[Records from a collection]
—————

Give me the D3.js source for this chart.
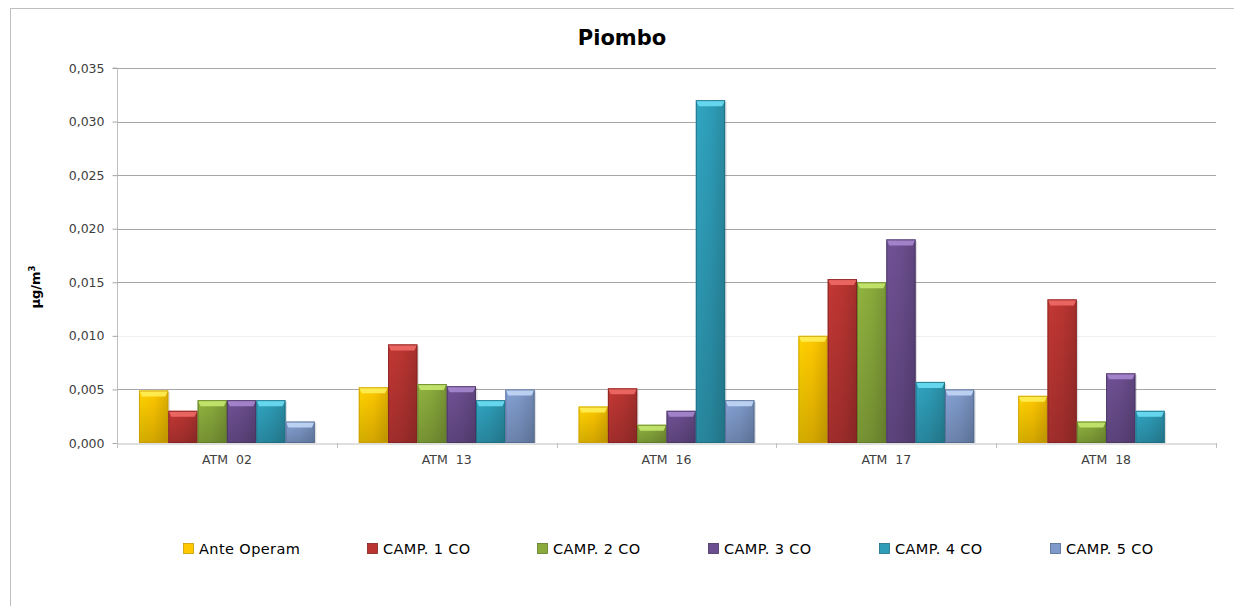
<!DOCTYPE html>
<html>
<head>
<meta charset="utf-8">
<script src="https://cdn.jsdelivr.net/npm/d3@7"></script>
<style>
  html, body { margin: 0; padding: 0; background: #fff; }
  svg { display: block; }
</style>
</head>
<body>
<svg id="chart" width="1234" height="606"></svg>
<script>
const categories = ["ATM  02", "ATM  13", "ATM  16", "ATM  17", "ATM  18"];
const seriesNames = ["Ante Operam", "CAMP. 1 CO", "CAMP. 2 CO", "CAMP. 3 CO", "CAMP. 4 CO", "CAMP. 5 CO"];
const anteOperam = [0.0049, 0.0052, 0.0034, 0.0100, 0.0044];
const camp1 = [0.0030, 0.0092, 0.0051, 0.0153, 0.0134];
const camp2 = [0.0040, 0.0055, 0.0017, 0.0150, 0.0020];
const camp3 = [0.0040, 0.0053, 0.0030, 0.0190, 0.0065];
const camp4 = [0.0040, 0.0040, 0.0320, 0.0057, 0.0030];
const camp5 = [0.0020, 0.0050, 0.0040, 0.0050, null];
const yTicks = [0, 0.005, 0.010, 0.015, 0.020, 0.025, 0.030, 0.035];
const colors = ["#FFC800", "#BA3532", "#8AAB3C", "#6B4E8F", "#2E9DB8", "#7F9ACB"];
const darkColors = ["#C89B00", "#7E2220", "#5E7A26", "#46325F", "#1D6B80", "#52688F"];
const lightColors = ["#FFEE55", "#F06A66", "#C5E870", "#A787CF", "#6BDDF3", "#C2D7F6"];

const seriesValues = [anteOperam, camp1, camp2, camp3, camp4, camp5];

const svg = d3.select("#chart");
const plot = { left: 117, right: 1216, top: 68, bottom: 443 };

// outer frame
svg.append("rect").attr("x", 10.5).attr("y", 8.5).attr("width", 1240).attr("height", 620)
  .attr("fill", "none").attr("stroke", "#BFBFBF").attr("stroke-width", 1);

const defs = svg.append("defs");
colors.forEach((c, i) => {
  const g = defs.append("linearGradient").attr("id", "g" + i).attr("x1", "0").attr("x2", "1").attr("y1", "0").attr("y2", "0");
  g.append("stop").attr("offset", "0").attr("stop-color", d3.color(c).brighter(0.15));
  g.append("stop").attr("offset", "0.5").attr("stop-color", c);
  g.append("stop").attr("offset", "1").attr("stop-color", d3.color(c).darker(0.35));
  const gv = defs.append("linearGradient").attr("id", "gv" + i).attr("x1", "0").attr("x2", "0").attr("y1", "0").attr("y2", "1");
  gv.append("stop").attr("offset", "0").attr("stop-color", "#000").attr("stop-opacity", 0);
  gv.append("stop").attr("offset", "1").attr("stop-color", "#000").attr("stop-opacity", 0.18);
});

const x0 = d3.scaleBand().domain(categories).range([plot.left, plot.right]).padding(0);
const x1 = d3.scaleBand().domain(seriesNames).range([0, x0.bandwidth()]).paddingOuter(0.75).paddingInner(0);
const y = d3.scaleLinear().domain([0, 0.035]).range([plot.bottom, plot.top]);
const fmt = v => d3.format(".3f")(v).replace(".", ",");

// gridlines
svg.append("g").selectAll("line").data(yTicks.filter(t => t > 0)).join("line")
  .attr("x1", plot.left).attr("x2", plot.right)
  .attr("y1", d => Math.round(y(d)) + 0.5).attr("y2", d => Math.round(y(d)) + 0.5)
  .attr("stroke", d => Math.abs(d - 0.010) < 1e-9 ? "#EFEFEF" : "#A6A6A6").attr("stroke-width", 1);

// y axis
const yAxis = d3.axisLeft(y).tickValues(yTicks).tickFormat(fmt).tickSize(5).tickPadding(8);
const yg = svg.append("g").attr("transform", `translate(${plot.left + 0.5},0)`).call(yAxis);
yg.select(".domain").attr("stroke", "#BFBFBF").attr("d", `M-5,${y(0.035)}H0V${y(0)}`);
yg.selectAll(".tick line").attr("stroke", "#A6A6A6");
yg.selectAll(".tick text").attr("fill", "#404040").style("font-family", "DejaVu Sans, Verdana, sans-serif").style("font-size", "12.5px");

// bars
const groups = svg.append("g").selectAll("g").data(categories).join("g")
  .attr("transform", d => `translate(${x0(d)},0)`);
groups.each(function(cat, ci) {
  const g = d3.select(this);
  seriesNames.forEach((s, si) => {
    const v = seriesValues[si][ci];
    if (v == null) return;
    const bx = x1(s), bw = x1.bandwidth();
    const by = y(v), bh = y(0) - y(v);
    const bar = g.append("g");
    bar.append("rect").attr("x", bx + 1.5).attr("y", by + 1.5).attr("width", bw).attr("height", bh - 1.5)
      .attr("fill", "#000").attr("opacity", 0.12);
    bar.append("rect").attr("x", bx).attr("y", by).attr("width", bw).attr("height", bh)
      .attr("fill", `url(#g${si})`);
    bar.append("rect").attr("x", bx).attr("y", by).attr("width", bw).attr("height", bh)
      .attr("fill", `url(#gv${si})`);
    const cap = Math.min(6, bh);
    bar.append("path")
      .attr("d", `M${bx},${by}H${bx + bw}L${bx + bw - 3},${by + cap}H${bx + 3}Z`)
      .attr("fill", lightColors[si]).attr("opacity", 0.9);
    bar.append("rect").attr("x", bx + 0.5).attr("y", by + 0.5).attr("width", bw - 1).attr("height", bh - 1)
      .attr("fill", "none").attr("stroke", darkColors[si]).attr("stroke-width", 1).attr("opacity", 0.8);
  });
});

// x axis
const xAxis = d3.axisBottom(x0).tickSize(0).tickPadding(12);
const xg = svg.append("g").attr("transform", `translate(0,${plot.bottom + 0.5})`).call(xAxis);
xg.select(".domain").attr("stroke", "#BFBFBF");
xg.selectAll(".tick text").attr("fill", "#404040").style("font-family", "DejaVu Sans, Verdana, sans-serif").style("font-size", "12.5px")
  .attr("xml:space", "preserve").style("white-space", "pre");
svg.append("g").selectAll("line").data(categories.concat(["end"])).join("line")
  .attr("x1", (d, i) => Math.round(plot.left + i * x0.bandwidth()) + 0.5)
  .attr("x2", (d, i) => Math.round(plot.left + i * x0.bandwidth()) + 0.5)
  .attr("y1", plot.bottom).attr("y2", plot.bottom + 5)
  .attr("stroke", "#BFBFBF");

// title
svg.append("text").attr("x", 622).attr("y", 45).attr("text-anchor", "middle")
  .style("font-family", "DejaVu Sans, sans-serif").style("font-weight", "bold").style("font-size", "21px")
  .attr("fill", "#000").text("Piombo");

// y label
const yl = svg.append("text").attr("transform", "translate(40,287) rotate(-90)").attr("text-anchor", "middle")
  .style("font-family", "DejaVu Sans, sans-serif").style("font-weight", "bold").style("font-size", "13px").attr("fill", "#000");
yl.append("tspan").text("µg/m");
yl.append("tspan").attr("dy", -5).style("font-size", "8.5px").text("3");

// legend
const legendPos = [183, 367, 537, 708, 879, 1050];
const lg = svg.append("g").selectAll("g").data(seriesNames).join("g")
  .attr("transform", (d, i) => `translate(${legendPos[i]},549)`);
lg.append("rect").attr("x", 0.5).attr("y", -5.5).attr("width", 10).attr("height", 10)
  .attr("fill", (d, i) => colors[i]).attr("stroke", (d, i) => darkColors[i]).attr("stroke-width", 0.8);
lg.append("text").attr("x", 16).attr("y", 0).attr("dy", "0.36em")
  .style("font-family", "DejaVu Sans, Verdana, sans-serif").style("font-size", "14.5px").style("letter-spacing", "0.4px").attr("fill", "#000")
  .text(d => d);
</script>
</body>
</html>
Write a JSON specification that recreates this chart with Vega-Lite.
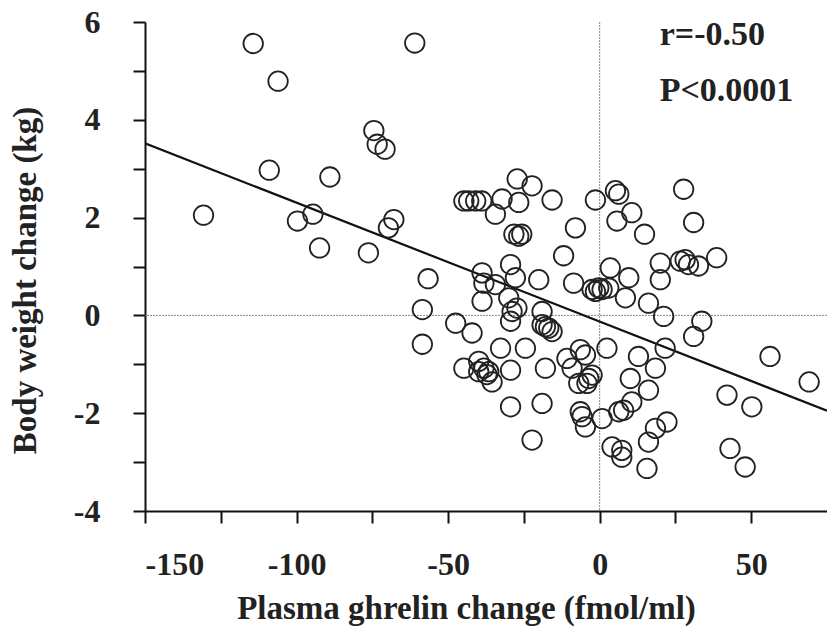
{
  "$schema": "https://vega.github.io/schema/vega-lite/v6.json",
  "width": 682,
  "height": 489,
  "autosize": {"type": "none"},
  "padding": {"left": 145, "top": 22, "right": 0, "bottom": 117},
  "background": "white",
  "config": {
    "view": {"stroke": null},
    "font": "Liberation Serif",
    "axis": {
      "grid": false,
      "domainColor": "#111",
      "domainWidth": 2,
      "tickColor": "#111",
      "tickWidth": 2,
      "tickSize": 12,
      "labelFont": "Liberation Serif",
      "labelFontWeight": "bold",
      "labelFontSize": 32,
      "labelColor": "#222",
      "titleFont": "Liberation Serif",
      "titleFontWeight": "bold",
      "titleFontSize": 33,
      "titleColor": "#222"
    }
  },
  "datasets": {
    "pts": [
      {"ghrelin": -114.3, "weight": 5.56}, {"ghrelin": -61, "weight": 5.57}, {"ghrelin": -106.1, "weight": 4.79},
      {"ghrelin": -74.5, "weight": 3.78}, {"ghrelin": -73.4, "weight": 3.5}, {"ghrelin": -70.8, "weight": 3.4},
      {"ghrelin": -109, "weight": 2.97}, {"ghrelin": -89, "weight": 2.83}, {"ghrelin": -130.7, "weight": 2.05},
      {"ghrelin": -99.7, "weight": 1.93}, {"ghrelin": -94.6, "weight": 2.07}, {"ghrelin": -67.9, "weight": 1.96},
      {"ghrelin": -69.7, "weight": 1.79}, {"ghrelin": -92.4, "weight": 1.38}, {"ghrelin": -76.3, "weight": 1.28},
      {"ghrelin": -44.8, "weight": 2.34}, {"ghrelin": -43.2, "weight": 2.34}, {"ghrelin": -40.9, "weight": 2.34},
      {"ghrelin": -38.9, "weight": 2.34}, {"ghrelin": -34.4, "weight": 2.07}, {"ghrelin": -32.2, "weight": 2.38},
      {"ghrelin": -27.2, "weight": 2.79}, {"ghrelin": -22.3, "weight": 2.65}, {"ghrelin": -26.7, "weight": 2.31},
      {"ghrelin": -15.7, "weight": 2.36}, {"ghrelin": -1.4, "weight": 2.36}, {"ghrelin": -28.3, "weight": 1.66},
      {"ghrelin": -26.7, "weight": 1.62}, {"ghrelin": -25.7, "weight": 1.66}, {"ghrelin": -8, "weight": 1.79},
      {"ghrelin": -11.9, "weight": 1.22},
      {"ghrelin": -56.6, "weight": 0.75}, {"ghrelin": -58.5, "weight": 0.12}, {"ghrelin": -58.5, "weight": -0.59},
      {"ghrelin": -47.5, "weight": -0.16}, {"ghrelin": -42.1, "weight": -0.36}, {"ghrelin": -38.8, "weight": 0.87},
      {"ghrelin": -29.4, "weight": 1.04}, {"ghrelin": -20.1, "weight": 0.73}, {"ghrelin": -8.6, "weight": 0.66},
      {"ghrelin": -2.5, "weight": 0.53}, {"ghrelin": -38.2, "weight": 0.66}, {"ghrelin": -38.8, "weight": 0.29},
      {"ghrelin": -34.4, "weight": 0.63}, {"ghrelin": -30, "weight": 0.36}, {"ghrelin": -28.9, "weight": 0.08},
      {"ghrelin": -27.3, "weight": 0.15}, {"ghrelin": -29.4, "weight": -0.12}, {"ghrelin": -27.8, "weight": 0.77},
      {"ghrelin": -19, "weight": 0.08}, {"ghrelin": -17.9, "weight": -0.23}, {"ghrelin": -16.8, "weight": -0.26},
      {"ghrelin": -15.7, "weight": -0.33}, {"ghrelin": -19, "weight": -0.19}, {"ghrelin": -24.5, "weight": -0.67},
      {"ghrelin": -32.7, "weight": -0.67}, {"ghrelin": -44.8, "weight": -1.08}, {"ghrelin": -39.9, "weight": -0.94},
      {"ghrelin": -38.2, "weight": -1.08}, {"ghrelin": -36.6, "weight": -1.15}, {"ghrelin": -35.5, "weight": -1.36},
      {"ghrelin": -37.2, "weight": -1.21}, {"ghrelin": -39.9, "weight": -1.15}, {"ghrelin": -29.4, "weight": -1.12},
      {"ghrelin": -17.9, "weight": -1.08}, {"ghrelin": -10.8, "weight": -0.88}, {"ghrelin": -9.1, "weight": -1.08},
      {"ghrelin": -6.4, "weight": -0.7}, {"ghrelin": -4.7, "weight": -0.81}, {"ghrelin": -3.6, "weight": -1.29},
      {"ghrelin": -2.5, "weight": -1.22}, {"ghrelin": -4.2, "weight": -1.39}, {"ghrelin": -6.9, "weight": -1.39},
      {"ghrelin": -29.4, "weight": -1.87}, {"ghrelin": -19, "weight": -1.8}, {"ghrelin": -6.4, "weight": -1.97},
      {"ghrelin": -5.8, "weight": -2.07}, {"ghrelin": -4.7, "weight": -2.28}, {"ghrelin": -22.3, "weight": -2.55},
      {"ghrelin": 5.2, "weight": 2.55}, {"ghrelin": 6.3, "weight": 2.48}, {"ghrelin": 10.6, "weight": 2.1},
      {"ghrelin": 5.7, "weight": 1.93}, {"ghrelin": 14.8, "weight": 1.66}, {"ghrelin": 27.7, "weight": 2.58},
      {"ghrelin": 31, "weight": 1.9}, {"ghrelin": 3.5, "weight": 0.97}, {"ghrelin": 9.6, "weight": 0.77},
      {"ghrelin": -0.3, "weight": 0.56}, {"ghrelin": 0.8, "weight": 0.53}, {"ghrelin": 3, "weight": 0.56},
      {"ghrelin": -1.4, "weight": 0.49}, {"ghrelin": 8.5, "weight": 0.36}, {"ghrelin": 16.1, "weight": 0.25},
      {"ghrelin": 21.1, "weight": -0.02}, {"ghrelin": 20, "weight": 1.07}, {"ghrelin": 20, "weight": 0.73},
      {"ghrelin": 26.6, "weight": 1.11}, {"ghrelin": 28.2, "weight": 1.14}, {"ghrelin": 29.3, "weight": 1.04},
      {"ghrelin": 32.6, "weight": 1.01}, {"ghrelin": 38.6, "weight": 1.18}, {"ghrelin": 33.7, "weight": -0.12},
      {"ghrelin": 31, "weight": -0.43}, {"ghrelin": 21.6, "weight": -0.67}, {"ghrelin": 2.4, "weight": -0.67},
      {"ghrelin": 12.8, "weight": -0.84}, {"ghrelin": 18.4, "weight": -1.08}, {"ghrelin": 10.1, "weight": -1.29},
      {"ghrelin": 16.1, "weight": -1.53}, {"ghrelin": 10.6, "weight": -1.77}, {"ghrelin": 6.3, "weight": -1.97},
      {"ghrelin": 7.9, "weight": -1.94}, {"ghrelin": 0.8, "weight": -2.11}, {"ghrelin": 22.2, "weight": -2.18},
      {"ghrelin": 18.4, "weight": -2.31}, {"ghrelin": 16.1, "weight": -2.59}, {"ghrelin": 4.1, "weight": -2.69},
      {"ghrelin": 7.3, "weight": -2.76}, {"ghrelin": 7.3, "weight": -2.9}, {"ghrelin": 15.6, "weight": -3.13},
      {"ghrelin": 56.2, "weight": -0.84}, {"ghrelin": 69.1, "weight": -1.36}, {"ghrelin": 42, "weight": -1.63},
      {"ghrelin": 50.2, "weight": -1.87}, {"ghrelin": 43, "weight": -2.72}, {"ghrelin": 48, "weight": -3.1}
    ],
    "fit": [
      {"ghrelin": -150, "weight": 3.52},
      {"ghrelin": 75, "weight": -1.95}
    ],
    "zero": [{"v": 0}],
    "notes": [
      {"label": "r=-0.50", "gx": 19.8, "wy": 5.52},
      {"label": "P<0.0001", "gx": 19.8, "wy": 4.39}
    ]
  },
  "layer": [
    {
      "data": {"name": "zero"},
      "mark": {"type": "rule", "color": "#888", "strokeWidth": 1, "strokeDash": [2, 1]},
      "encoding": {"x": {"field": "v", "type": "quantitative", "scale": {"domain": [-150, 75]}}}
    },
    {
      "data": {"name": "zero"},
      "mark": {"type": "rule", "color": "#888", "strokeWidth": 1, "strokeDash": [2, 1]},
      "encoding": {"y": {"field": "v", "type": "quantitative", "scale": {"domain": [-4, 6]}}}
    },
    {
      "data": {"name": "fit"},
      "mark": {"type": "line", "color": "#111", "strokeWidth": 2.2, "clip": true},
      "encoding": {
        "x": {"field": "ghrelin", "type": "quantitative"},
        "y": {"field": "weight", "type": "quantitative"}
      }
    },
    {
      "data": {"name": "pts"},
      "mark": {"type": "point", "shape": "circle", "filled": false, "stroke": "#222", "strokeWidth": 1.8, "size": 380, "opacity": 1},
      "encoding": {
        "x": {
          "field": "ghrelin", "type": "quantitative",
          "scale": {"domain": [-150, 75], "nice": false, "zero": false},
          "axis": {
            "values": [-150, -125, -100, -75, -50, -25, 0, 25, 50],
            "labelExpr": "datum.value % 50 === 0 ? toString(datum.value) : ''",
            "labelPadding": 26,
            "title": "Plasma ghrelin change (fmol/ml)",
            "titleX": 321,
            "titleY": 107,
            "titleBaseline": "alphabetic",
            "titleAlign": "center",
            "titleAnchor": null
          }
        },
        "y": {
          "field": "weight", "type": "quantitative",
          "scale": {"domain": [-4, 6], "nice": false, "zero": false},
          "axis": {
            "values": [-4, -3, -2, -1, 0, 1, 2, 3, 4, 5, 6],
            "labelExpr": "datum.value % 2 === 0 ? toString(datum.value) : ''",
            "labelPadding": 33,
            "title": "Body weight change (kg)",
            "titleX": -110,
            "titleY": 258,
            "titleAngle": -90,
            "titleBaseline": "alphabetic",
            "titleAlign": "center",
            "titleAnchor": null
          }
        }
      }
    },
    {
      "data": {"name": "notes"},
      "mark": {"type": "text", "align": "left", "baseline": "alphabetic", "font": "Liberation Serif", "fontWeight": "bold", "fontSize": 34, "color": "#222"},
      "encoding": {
        "x": {"field": "gx", "type": "quantitative"},
        "y": {"field": "wy", "type": "quantitative"},
        "text": {"field": "label", "type": "nominal"}
      }
    }
  ]
}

—————

## Given exercise
Every line in the data that holds "chart" should be copied out.

## Solution
Give me the D3.js source for this chart.
<svg id="chart" width="1234" height="606"></svg>
const svg = d3.select("#chart");
Write a JSON specification that recreates this chart with Vega-Lite.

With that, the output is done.